Remember when Bank of Canada Governor Poloz surprised the market with a second rate in early September? It caught the market off-guard as the market had priced in much less than a 50% chance of a hike.
Here is the chart of the BAX futures and CAD on the day Poloz shocked the market with the second unexpected hike.
Contrary to the Federal Reserve, which, in modern times, have never tightened when there was less than a 50% chance, the Canadian Bank Governor decided to teach the market a lesson. He purposely wanted to introduce some two-way risk into monetary policy. It was a return to Central Banking days of old. Poloz argued that in normal times, there was no need for extreme Central Bank hand holding. From Bloomberg reporter’s Luke Kawa:
The Bank of Canada has gone back to the future.

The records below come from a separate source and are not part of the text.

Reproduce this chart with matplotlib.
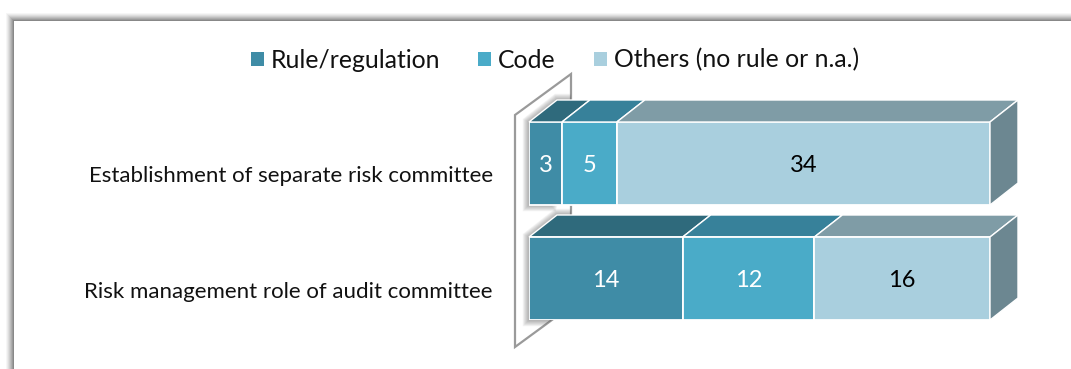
import matplotlib
matplotlib.use("Agg")
import matplotlib.pyplot as plt
from matplotlib.patches import Patch, Polygon, Rectangle
from matplotlib.transforms import ScaledTranslation

plt.rcParams["font.family"] = ["Lato", "DejaVu Sans"]

W, H = 1071, 369

# Data
categories = ["Establishment of separate risk committee", "Risk management role of audit committee"]
series_names = ["Rule/regulation", "Code", "Others (no rule or n.a.)"]
rule_values = [3, 14]
code_values = [5, 12]
other_values = [34, 16]

front_colors = ["#3f8ca6", "#4aabc8", "#a9cfde"]
top_colors = ["#2f6a7c", "#37819a", "#7f9ca6"]
side_color = "#6c8791"
label_colors = ["white", "white", "black"]

fig = plt.figure(figsize=(W / 100, H / 100), dpi=100, facecolor="white")

# Pixel overlay for the picture frame and the side wall
bg = fig.add_axes([0, 0, 1, 1], zorder=0)
bg.set_xlim(0, W)
bg.set_ylim(H, 0)
bg.axis("off")

# soft gray frame shadow, outer to inner
shades = ["#f6f6f6", "#ebebeb", "#dedede", "#cfcfcf", "#bebebe", "#adadad", "#9b9b9b", "#888888"]
for i, shade in enumerate(shades):
    off = len(shades) - i
    bg.add_patch(Rectangle((14 - off, 21 - off), W, H, fc=shade, ec="none"))
bg.add_patch(Rectangle((14, 21), W, H, fc="white", ec="none"))

wall = Polygon([(515, 115), (571, 74), (571, 306), (515, 347)], closed=True,
               fc="white", ec="#9a9a9a", lw=1.6)
bg.add_patch(wall)

# Chart axes: spans exactly the front faces of the bars
ax = fig.add_axes([529 / W, 1 - 320 / H, 461 / W, 198 / H], zorder=1)
ax.patch.set_alpha(0)
y_pos = [0, 1]
bar_h = 83 / 115
ax.set_xlim(0, 42)
ax.set_ylim(1 + bar_h / 2, -bar_h / 2)
for s in ax.spines.values():
    s.set_visible(False)
ax.set_xticks([])
ax.set_yticks(y_pos)
ax.set_yticklabels(categories, fontsize=16, color="#111111")
ax.tick_params(axis="y", length=0, pad=26)
# category labels sit a little lower than the bar centres
for lab in ax.get_yticklabels():
    lab.set_transform(lab.get_transform() + ScaledTranslation(0, -11 / 100, fig.dpi_scale_trans))

dx = 28 / 461 * 42
dy = 22 / 115

# Shadow cast on the wall, only around the left end of each bar
shadow_w = 2
for y in y_pos:
    top, bot = y - bar_h / 2, y + bar_h / 2
    outline = [(0, top), (dx, top - dy), (dx + shadow_w, top - dy), (shadow_w, bot), (0, bot)]
    for lw in range(1, 10):
        sh = Polygon(outline, closed=True, fc="none", ec="#555555", lw=lw, alpha=0.06, zorder=1)
        ax.add_patch(sh)
        sh.set_clip_box(fig.bbox)
        sh.set_clip_path(wall)

all_series = [rule_values, code_values, other_values]
left = [0, 0]
for k, values in enumerate(all_series):
    ax.barh(y_pos, values, height=bar_h, left=left, color=front_colors[k],
            edgecolor="white", linewidth=1.3, zorder=3)
    for y in y_pos:
        x0, x1 = left[y], left[y] + values[y]
        top = y - bar_h / 2
        ax.add_patch(Polygon([(x0, top), (x0 + dx, top - dy), (x1 + dx, top - dy), (x1, top)], closed=True,
                             fc=top_colors[k], ec="white", lw=1.0, zorder=2, clip_on=False))
        if k == len(all_series) - 1:
            bot = y + bar_h / 2
            ax.add_patch(Polygon([(x1, top), (x1 + dx, top - dy), (x1 + dx, bot - dy), (x1, bot)], closed=True,
                                 fc=side_color, ec="white", lw=1.0, zorder=2, clip_on=False))
        ax.annotate(str(values[y]), ((x0 + x1) / 2, y), xytext=(0, -1.5), textcoords="offset points",
                    ha="center", va="center", fontsize=17, color=label_colors[k], zorder=4)
    left = [a + b for a, b in zip(left, values)]

# Legend
handles = [Patch(fc=c, ec="none", label=n) for c, n in zip(front_colors, series_names)]
fig.legend(handles=handles, loc="center", bbox_to_anchor=(555 / W, 1 - 60 / H), ncol=3, frameon=False,
           fontsize=17.8, handlelength=0.52, handleheight=0.52, handletextpad=0.28,
           columnspacing=1.54, labelcolor="#111111")

fig.savefig("out.png", dpi=100)
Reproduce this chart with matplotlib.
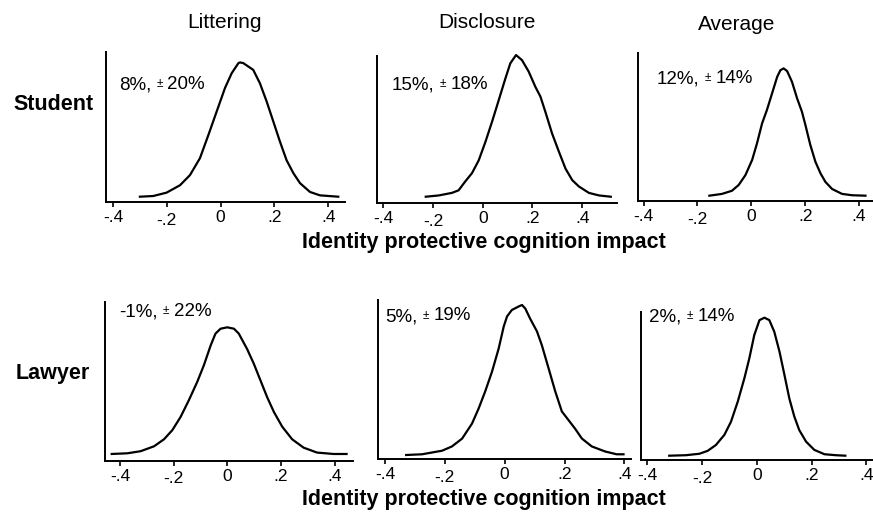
import matplotlib
matplotlib.use('Agg')
import matplotlib.pyplot as plt
from matplotlib.transforms import ScaledTranslation

plt.rcParams['font.family'] = ['Liberation Sans', 'DejaVu Sans']

# ---- data (density curves) ----
columns = ['Littering', 'Disclosure', 'Average']
rows = ['Student', 'Lawyer']
xticks = [-0.4, -0.2, 0, 0.2, 0.4]
xticklabels = ['-.4', '-.2', '0', '.2', '.4']

x_student_litter = [-0.300, -0.251, -0.201, -0.151, -0.114, -0.077, -0.046, -0.015, 0.016, 0.041,
                    0.066, 0.072, 0.084, 0.121, 0.146, 0.171, 0.196, 0.220, 0.245, 0.270,
                    0.295, 0.332, 0.369, 0.437]
d_student_litter = [0, 0.01, 0.06, 0.17, 0.32, 0.57, 0.91, 1.26, 1.61, 1.83,
                    1.98, 1.99, 1.98, 1.88, 1.68, 1.41, 1.11, 0.82, 0.54, 0.35,
                    0.20, 0.07, 0.02, 0]

x_student_discl = [-0.229, -0.177, -0.124, -0.097, -0.070, -0.043, -0.016, 0.011, 0.038, 0.065,
                   0.091, 0.111, 0.134, 0.158, 0.185, 0.212, 0.232, 0.252, 0.279, 0.306,
                   0.333, 0.360, 0.387, 0.427, 0.468, 0.515]
d_student_discl = [0, 0.02, 0.06, 0.10, 0.24, 0.37, 0.57, 0.86, 1.18, 1.52,
                   1.85, 2.09, 2.22, 2.14, 1.96, 1.72, 1.57, 1.33, 0.99, 0.71,
                   0.44, 0.26, 0.16, 0.06, 0.02, 0]

x_student_avg = [-0.156, -0.109, -0.072, -0.047, -0.022, 0.003, 0.021, 0.040, 0.058, 0.077,
                 0.096, 0.108, 0.120, 0.133, 0.151, 0.170, 0.188, 0.201, 0.219, 0.238,
                 0.257, 0.275, 0.300, 0.337, 0.374, 0.424]
d_student_avg = [0, 0.04, 0.11, 0.24, 0.46, 0.80, 1.17, 1.62, 1.92, 2.29,
                 2.66, 2.81, 2.85, 2.79, 2.55, 2.18, 1.88, 1.58, 1.14, 0.76,
                 0.50, 0.31, 0.15, 0.04, 0.01, 0]

x_lawyer_litter = [-0.431, -0.372, -0.323, -0.273, -0.236, -0.205, -0.174, -0.143, -0.112, -0.087,
                   -0.062, -0.044, -0.025, 0.000, 0.025, 0.043, 0.074, 0.099, 0.124, 0.149,
                   0.174, 0.205, 0.242, 0.285, 0.335, 0.397, 0.445]
d_lawyer_litter = [0, 0.01, 0.04, 0.11, 0.21, 0.34, 0.53, 0.77, 1.03, 1.27,
                   1.55, 1.72, 1.79, 1.81, 1.79, 1.72, 1.50, 1.29, 1.05, 0.81,
                   0.60, 0.39, 0.21, 0.09, 0.02, 0, 0]

x_lawyer_discl = [-0.329, -0.276, -0.209, -0.176, -0.142, -0.109, -0.087, -0.065, -0.042, -0.020,
                  -0.003, 0.008, 0.024, 0.047, 0.058, 0.069, 0.085, 0.108, 0.124, 0.147,
                  0.169, 0.191, 0.213, 0.235, 0.258, 0.291, 0.335, 0.374, 0.397]
d_lawyer_discl = [0, 0.01, 0.06, 0.12, 0.23, 0.44, 0.65, 0.89, 1.17, 1.49,
                  1.80, 1.94, 2.03, 2.08, 2.10, 2.05, 1.91, 1.73, 1.54, 1.21,
                  0.89, 0.61, 0.49, 0.37, 0.23, 0.12, 0.05, 0.01, 0.01]

x_lawyer_avg = [-0.319, -0.258, -0.209, -0.179, -0.149, -0.118, -0.094, -0.069, -0.045, -0.027,
                -0.009, 0.010, 0.028, 0.046, 0.064, 0.083, 0.101, 0.119, 0.137, 0.155,
                0.180, 0.210, 0.247, 0.289, 0.323]
d_lawyer_avg = [0, 0.01, 0.04, 0.10, 0.22, 0.43, 0.70, 1.12, 1.60, 2.01,
                2.49, 2.80, 2.85, 2.80, 2.56, 2.15, 1.67, 1.18, 0.81, 0.53,
                0.29, 0.12, 0.03, 0.01, 0]

impact_mean = [[8, 15, 12], [-1, 5, 2]]
impact_ci = [[20, 18, 14], [22, 19, 14]]

curves = [[(x_student_litter, d_student_litter), (x_student_discl, d_student_discl), (x_student_avg, d_student_avg)],
          [(x_lawyer_litter, d_lawyer_litter), (x_lawyer_discl, d_lawyer_discl), (x_lawyer_avg, d_lawyer_avg)]]

# ---- layout (pixels of the 873x513 canvas) ----
W, H = 873, 513
fig = plt.figure(figsize=(W / 100, H / 100), dpi=100)

boxes = [[(106, 51.7, 345, 202.3), (377, 56, 617, 203.3), (638, 53.3, 873, 201)],
         [(105, 301.7, 353, 460.7), (378, 300, 631, 459), (641, 311.7, 873, 460)]]
xlims = [[(-0.426, 0.462), (-0.425, 0.540), (-0.421, 0.452)],
         [(-0.456, 0.469), (-0.423, 0.422), (-0.422, 0.424)]]
ylims = [[(-0.083, 2.149), (-0.103, 2.205), (-0.119, 3.188)],
         [(-0.096, 2.176), (-0.056, 2.17), (-0.089, 2.974)]]
note_pos = [[(119, 85), (392, 85), (657, 79)],
            [(119, 312), (385, 316.5), (649, 317)]]


def fx(px):
    return px / W


def fy(py):
    return 1 - py / H


for r in range(2):
    for c in range(3):
        x0, y0, x1, y1 = boxes[r][c]
        ax = fig.add_axes([fx(x0), fy(y1), (x1 - x0) / W, (y1 - y0) / H])
        xs, ds = curves[r][c]
        ax.plot(xs, ds, color='black', lw=1.6, clip_on=False, solid_joinstyle='round')
        ax.set_xlim(*xlims[r][c])
        ax.set_ylim(*ylims[r][c])
        ax.set_yticks([])
        ax.set_xticks(xticks)
        ax.set_xticklabels(xticklabels)
        ax.tick_params(axis='x', direction='out', length=3.3, width=1.2, pad=2.5, labelsize=12.5)
        for s in ['top', 'right']:
            ax.spines[s].set_visible(False)
        for s in ['left', 'bottom']:
            ax.spines[s].set_linewidth(1.4)
        ax.patch.set_visible(False)
        # the "-.2" label sits a little lower in the original
        lab = ax.get_xticklabels()[1]
        lab.set_transform(lab.get_transform() + ScaledTranslation(0, -2.5 / 100, fig.dpi_scale_trans))

        # annotation "m%, ± s%"
        nx, ny = note_pos[r][c]
        t1 = ax.annotate(f"{impact_mean[r][c]}%,", xy=(fx(nx), fy(ny)), xycoords='figure fraction',
                         ha='left', va='center', fontsize=13.5, annotation_clip=False)
        t2 = ax.annotate("±", xy=(1, 0.55), xycoords=t1, xytext=(4, 0), textcoords='offset points',
                         ha='left', va='center', fontsize=8.5, annotation_clip=False)
        ax.annotate(f"{impact_ci[r][c]}%", xy=(1, 0.5), xycoords=t2, xytext=(3, 0),
                    textcoords='offset points', ha='left', va='center', fontsize=13.5,
                    annotation_clip=False)

# column titles
for title, (px, py) in zip(columns, [(225, 23), (487, 22), (737, 25)]):
    fig.text(fx(px), fy(py), title, ha='center', va='center', fontsize=15)

# row labels
for label, (px, py) in zip(rows, [(54, 104), (53, 373)]):
    fig.text(fx(px), fy(py), label, ha='center', va='center', fontsize=15.5, fontweight='bold')

# x axis titles
for py in [243, 500]:
    fig.text(fx(484), fy(py), 'Identity protective cognition impact', ha='center', va='center',
             fontsize=15.5, fontweight='bold')

fig.savefig('out.png', dpi=100)
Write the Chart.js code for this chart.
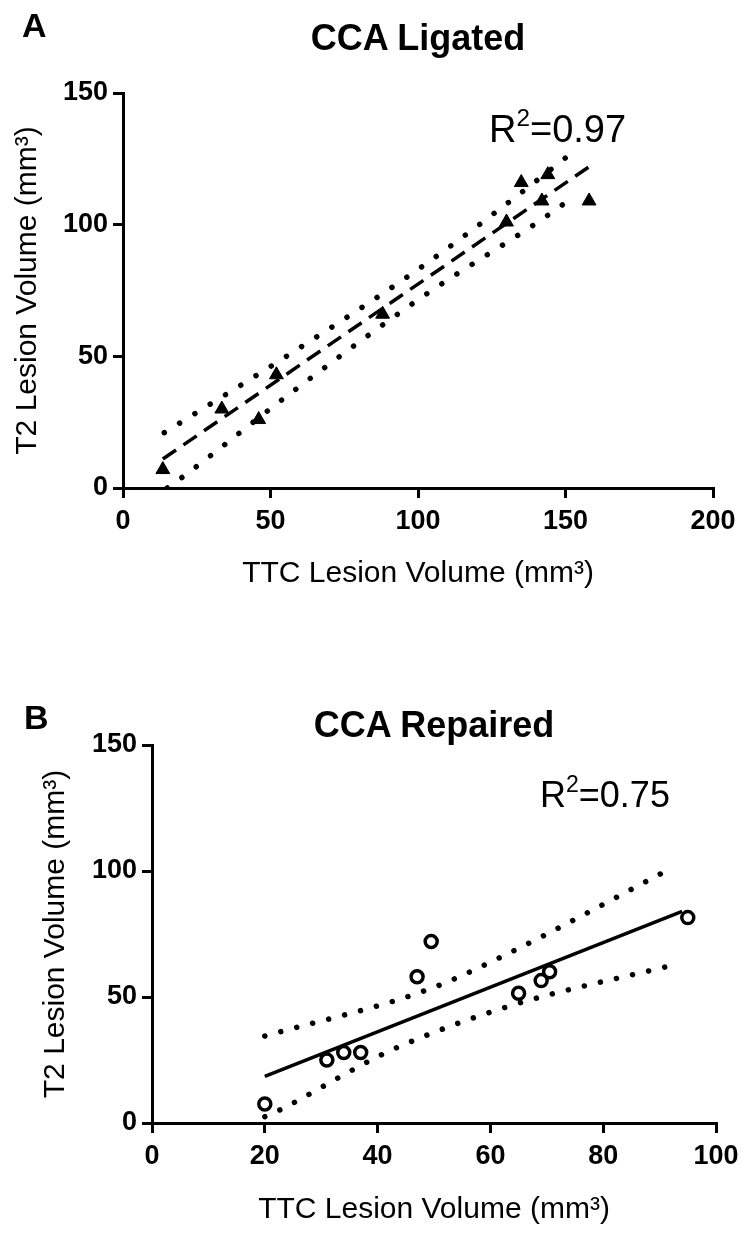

For the past decade, traders have been conditioned to expect central banks to both telegraph policy tweaks ahead of time and offer a thorough rationalization of those shifts at the time of implementation.
Canada’s central bank provided neither when hiking its benchmark rate to 1 percent on Sept. 6. Monetary policy makers hadn’t spoken publicly since July 12, when they delivered their first increase in almost seven years, nor was the latest decision followed by a press conference.
The data – which showed the Canadian economy expanded at a torrid pace of 4.5 percent in the second quarter, with core inflation measures beginning to edge higher – spoke loudly enough.
It’s a throwback to the way central bankers used to operate in the 1980s and 1990s, when policy shifts could be made on any business day, without warning. The Bank of Canada didn’t adopt fixed announcement dates until the new millennium.
“It’s bringing monetary policy back to what it was 20 years ago – no bells and whistles, just a decision and a statement,” said Christopher Ragan, associate professor of economics at McGill University and former special adviser at the bank.